DATA LINES —

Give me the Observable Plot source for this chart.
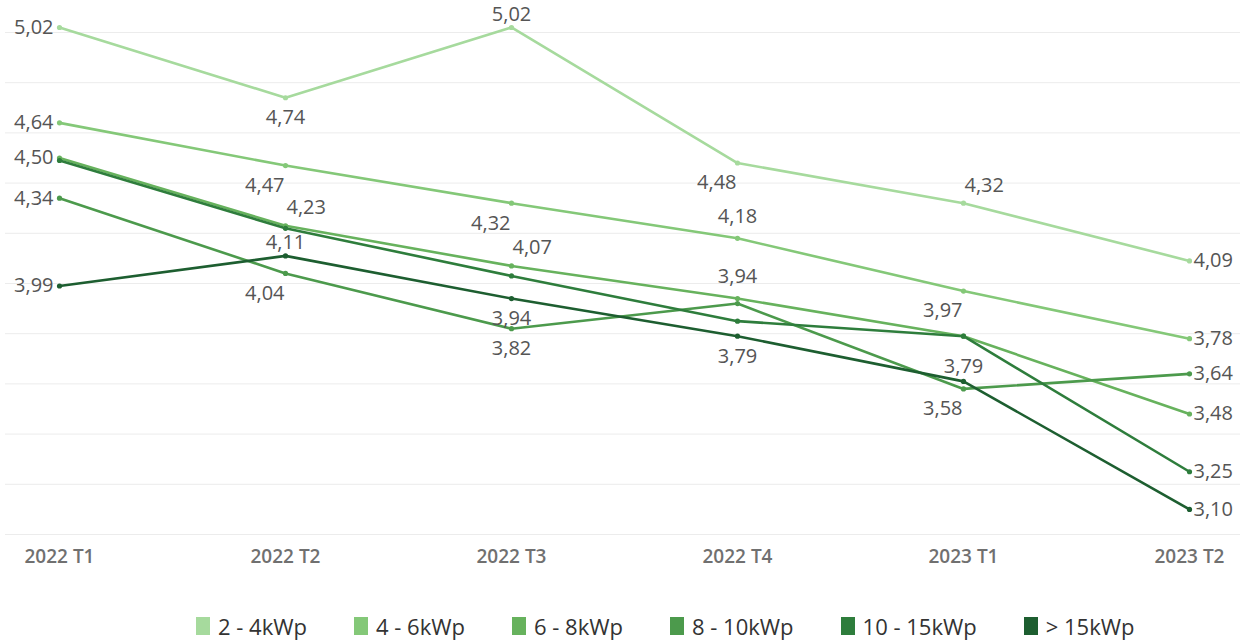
<!DOCTYPE html>
<html>
<head>
<meta charset="utf-8">
<script src="https://cdn.jsdelivr.net/npm/d3@7"></script>
<script src="https://cdn.jsdelivr.net/npm/@observablehq/plot@0.6"></script>
<style>
  html, body { margin: 0; padding: 0; background: #fff; }
  #chart svg { display: block; }
  #legend {
    display: flex; align-items: center; gap: 47px;
    margin-left: 196px; margin-top: 26px;
    font-family: "Open Sans", sans-serif; font-size: 22px; color: #333;
  }
  #legend .item { display: flex; align-items: center; gap: 8px; }
  #legend .sw { width: 14px; height: 18px; display: inline-block; }
</style>
</head>
<body>
<div id="chart"></div>
<div id="legend"></div>
<script>
const periods = ["2022 T1", "2022 T2", "2022 T3", "2022 T4", "2023 T1", "2023 T2"];
const series = ["2 - 4kWp", "4 - 6kWp", "6 - 8kWp", "8 - 10kWp", "10 - 15kWp", "> 15kWp"];
const colors = ["#a6da9d", "#84c878", "#67b25d", "#4c9a4c", "#2e7d3c", "#1d5e30"];

const v2_4   = [5.02, 4.74, 5.02, 4.48, 4.32, 4.09];
const v4_6   = [4.64, 4.47, 4.32, 4.18, 3.97, 3.78];
const v6_8   = [4.50, 4.23, 4.07, 3.94, 3.79, 3.48];
const v8_10  = [4.34, 4.04, 3.82, 3.92, 3.58, 3.64];
const v10_15 = [4.49, 4.22, 4.03, 3.85, 3.79, 3.25];
const v15    = [3.99, 4.11, 3.94, 3.79, 3.61, 3.10];

const yTicks = [3.0, 3.2, 3.4, 3.6, 3.8, 4.0, 4.2, 4.4, 4.6, 4.8, 5.0];

// which data points carry a value label, and on which side of the point
const labelSpots = [
  ["2 - 4kWp", "2022 T1", "W"], ["4 - 6kWp", "2022 T1", "W"], ["6 - 8kWp", "2022 T1", "W"],
  ["8 - 10kWp", "2022 T1", "W"], ["> 15kWp", "2022 T1", "W"],
  ["2 - 4kWp", "2022 T2", "S"], ["4 - 6kWp", "2022 T2", "SW"], ["6 - 8kWp", "2022 T2", "NE"],
  ["> 15kWp", "2022 T2", "Nt"], ["8 - 10kWp", "2022 T2", "SW"],
  ["2 - 4kWp", "2022 T3", "Nt"], ["4 - 6kWp", "2022 T3", "SW"], ["6 - 8kWp", "2022 T3", "NE"],
  ["> 15kWp", "2022 T3", "S"], ["8 - 10kWp", "2022 T3", "S"],
  ["2 - 4kWp", "2022 T4", "SW"], ["4 - 6kWp", "2022 T4", "N"], ["6 - 8kWp", "2022 T4", "N"],
  ["> 15kWp", "2022 T4", "S"],
  ["2 - 4kWp", "2023 T1", "NE"], ["4 - 6kWp", "2023 T1", "SW"], ["6 - 8kWp", "2023 T1", "S2"],
  ["8 - 10kWp", "2023 T1", "SW"],
  ["2 - 4kWp", "2023 T2", "E"], ["4 - 6kWp", "2023 T2", "E"], ["6 - 8kWp", "2023 T2", "E"],
  ["8 - 10kWp", "2023 T2", "E"], ["10 - 15kWp", "2023 T2", "E"], ["> 15kWp", "2023 T2", "E"]
];

const valuesBySeries = [v2_4, v4_6, v6_8, v8_10, v10_15, v15];
const rows = [];
series.forEach((s, i) => periods.forEach((p, j) => rows.push({series: s, period: p, value: valuesBySeries[i][j]})));
const lookup = new Map(rows.map(r => [r.series + "|" + r.period, r]));
const labels = labelSpots.map(([s, p, pos]) => ({...lookup.get(s + "|" + p), pos}));
const fmt = v => d3.format(".2f")(v).replace(".", ",");

const placements = {
  W:  {textAnchor: "end", dx: -6, dy: 0},
  E:  {textAnchor: "start", dx: 4, dy: 0},
  N:  {textAnchor: "middle", dx: 0, dy: -22},
  Nt: {textAnchor: "middle", dx: 0, dy: -13},
  S:  {textAnchor: "middle", dx: 0, dy: 20},
  S2: {textAnchor: "middle", dx: 0, dy: 30},
  SW: {textAnchor: "end", dx: -1, dy: 20},
  NE: {textAnchor: "start", dx: 1, dy: -18}
};

const textMarks = Object.entries(placements).map(([code, opt]) =>
  Plot.text(labels.filter(d => d.pos === code), {
    x: "period", y: "value", text: d => fmt(d.value),
    fill: "#555", fontSize: 20, ...opt
  })
);

const chart = Plot.plot({
  width: 1243,
  height: 585,
  marginTop: 32,
  marginBottom: 51,
  marginLeft: 5,
  marginRight: 3,
  style: {fontFamily: "'Open Sans', sans-serif", background: "#fff"},
  x: {type: "point", domain: periods, padding: 0, insetLeft: 53, insetRight: 51, axis: null},
  y: {domain: [3, 5], axis: null},
  color: {domain: series, range: colors},
  marks: [
    Plot.ruleY(yTicks, {stroke: "#ececec", strokeWidth: 1}),
    Plot.line(rows, {x: "period", y: "value", z: "series", stroke: "series", strokeWidth: 2.6}),
    Plot.dot(rows, {x: "period", y: "value", fill: "series", r: 2.6}),
    ...textMarks,
    Plot.axisX({tickSize: 0, tickPadding: 15, fontSize: 19, fontWeight: 600, fill: "#707070", label: null})
  ]
});
document.getElementById("chart").appendChild(chart);

const legend = document.getElementById("legend");
series.forEach((s, i) => {
  const item = document.createElement("div");
  item.className = "item";
  const sw = document.createElement("span");
  sw.className = "sw";
  sw.style.background = colors[i];
  const t = document.createElement("span");
  t.textContent = s;
  item.appendChild(sw);
  item.appendChild(t);
  legend.appendChild(item);
});
</script>
</body>
</html>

WHAT IS BEING ASKED —
Transcribe the full listing character for character. Pictures are excluded.

REPLY TO THE TASK —
Give me the Observable Plot source for this chart.
<!DOCTYPE html>
<html>
<head>
<meta charset="utf-8">
<script src="https://cdn.jsdelivr.net/npm/d3@7"></script>
<script src="https://cdn.jsdelivr.net/npm/@observablehq/plot@0.6"></script>
<style>
  html, body { margin: 0; padding: 0; background: #fff; }
  #chart svg { display: block; }
  #legend {
    display: flex; align-items: center; gap: 47px;
    margin-left: 196px; margin-top: 26px;
    font-family: "Open Sans", sans-serif; font-size: 22px; color: #333;
  }
  #legend .item { display: flex; align-items: center; gap: 8px; }
  #legend .sw { width: 14px; height: 18px; display: inline-block; }
</style>
</head>
<body>
<div id="chart"></div>
<div id="legend"></div>
<script>
const periods = ["2022 T1", "2022 T2", "2022 T3", "2022 T4", "2023 T1", "2023 T2"];
const series = ["2 - 4kWp", "4 - 6kWp", "6 - 8kWp", "8 - 10kWp", "10 - 15kWp", "> 15kWp"];
const colors = ["#a6da9d", "#84c878", "#67b25d", "#4c9a4c", "#2e7d3c", "#1d5e30"];

const v2_4   = [5.02, 4.74, 5.02, 4.48, 4.32, 4.09];
const v4_6   = [4.64, 4.47, 4.32, 4.18, 3.97, 3.78];
const v6_8   = [4.50, 4.23, 4.07, 3.94, 3.79, 3.48];
const v8_10  = [4.34, 4.04, 3.82, 3.92, 3.58, 3.64];
const v10_15 = [4.49, 4.22, 4.03, 3.85, 3.79, 3.25];
const v15    = [3.99, 4.11, 3.94, 3.79, 3.61, 3.10];

const yTicks = [3.0, 3.2, 3.4, 3.6, 3.8, 4.0, 4.2, 4.4, 4.6, 4.8, 5.0];

// which data points carry a value label, and on which side of the point
const labelSpots = [
  ["2 - 4kWp", "2022 T1", "W"], ["4 - 6kWp", "2022 T1", "W"], ["6 - 8kWp", "2022 T1", "W"],
  ["8 - 10kWp", "2022 T1", "W"], ["> 15kWp", "2022 T1", "W"],
  ["2 - 4kWp", "2022 T2", "S"], ["4 - 6kWp", "2022 T2", "SW"], ["6 - 8kWp", "2022 T2", "NE"],
  ["> 15kWp", "2022 T2", "Nt"], ["8 - 10kWp", "2022 T2", "SW"],
  ["2 - 4kWp", "2022 T3", "Nt"], ["4 - 6kWp", "2022 T3", "SW"], ["6 - 8kWp", "2022 T3", "NE"],
  ["> 15kWp", "2022 T3", "S"], ["8 - 10kWp", "2022 T3", "S"],
  ["2 - 4kWp", "2022 T4", "SW"], ["4 - 6kWp", "2022 T4", "N"], ["6 - 8kWp", "2022 T4", "N"],
  ["> 15kWp", "2022 T4", "S"],
  ["2 - 4kWp", "2023 T1", "NE"], ["4 - 6kWp", "2023 T1", "SW"], ["6 - 8kWp", "2023 T1", "S2"],
  ["8 - 10kWp", "2023 T1", "SW"],
  ["2 - 4kWp", "2023 T2", "E"], ["4 - 6kWp", "2023 T2", "E"], ["6 - 8kWp", "2023 T2", "E"],
  ["8 - 10kWp", "2023 T2", "E"], ["10 - 15kWp", "2023 T2", "E"], ["> 15kWp", "2023 T2", "E"]
];

const valuesBySeries = [v2_4, v4_6, v6_8, v8_10, v10_15, v15];
const rows = [];
series.forEach((s, i) => periods.forEach((p, j) => rows.push({series: s, period: p, value: valuesBySeries[i][j]})));
const lookup = new Map(rows.map(r => [r.series + "|" + r.period, r]));
const labels = labelSpots.map(([s, p, pos]) => ({...lookup.get(s + "|" + p), pos}));
const fmt = v => d3.format(".2f")(v).replace(".", ",");

const placements = {
  W:  {textAnchor: "end", dx: -6, dy: 0},
  E:  {textAnchor: "start", dx: 4, dy: 0},
  N:  {textAnchor: "middle", dx: 0, dy: -22},
  Nt: {textAnchor: "middle", dx: 0, dy: -13},
  S:  {textAnchor: "middle", dx: 0, dy: 20},
  S2: {textAnchor: "middle", dx: 0, dy: 30},
  SW: {textAnchor: "end", dx: -1, dy: 20},
  NE: {textAnchor: "start", dx: 1, dy: -18}
};

const textMarks = Object.entries(placements).map(([code, opt]) =>
  Plot.text(labels.filter(d => d.pos === code), {
    x: "period", y: "value", text: d => fmt(d.value),
    fill: "#555", fontSize: 20, ...opt
  })
);

const chart = Plot.plot({
  width: 1243,
  height: 585,
  marginTop: 32,
  marginBottom: 51,
  marginLeft: 5,
  marginRight: 3,
  style: {fontFamily: "'Open Sans', sans-serif", background: "#fff"},
  x: {type: "point", domain: periods, padding: 0, insetLeft: 53, insetRight: 51, axis: null},
  y: {domain: [3, 5], axis: null},
  color: {domain: series, range: colors},
  marks: [
    Plot.ruleY(yTicks, {stroke: "#ececec", strokeWidth: 1}),
    Plot.line(rows, {x: "period", y: "value", z: "series", stroke: "series", strokeWidth: 2.6}),
    Plot.dot(rows, {x: "period", y: "value", fill: "series", r: 2.6}),
    ...textMarks,
    Plot.axisX({tickSize: 0, tickPadding: 15, fontSize: 19, fontWeight: 600, fill: "#707070", label: null})
  ]
});
document.getElementById("chart").appendChild(chart);

const legend = document.getElementById("legend");
series.forEach((s, i) => {
  const item = document.createElement("div");
  item.className = "item";
  const sw = document.createElement("span");
  sw.className = "sw";
  sw.style.background = colors[i];
  const t = document.createElement("span");
  t.textContent = s;
  item.appendChild(sw);
  item.appendChild(t);
  legend.appendChild(item);
});
</script>
</body>
</html>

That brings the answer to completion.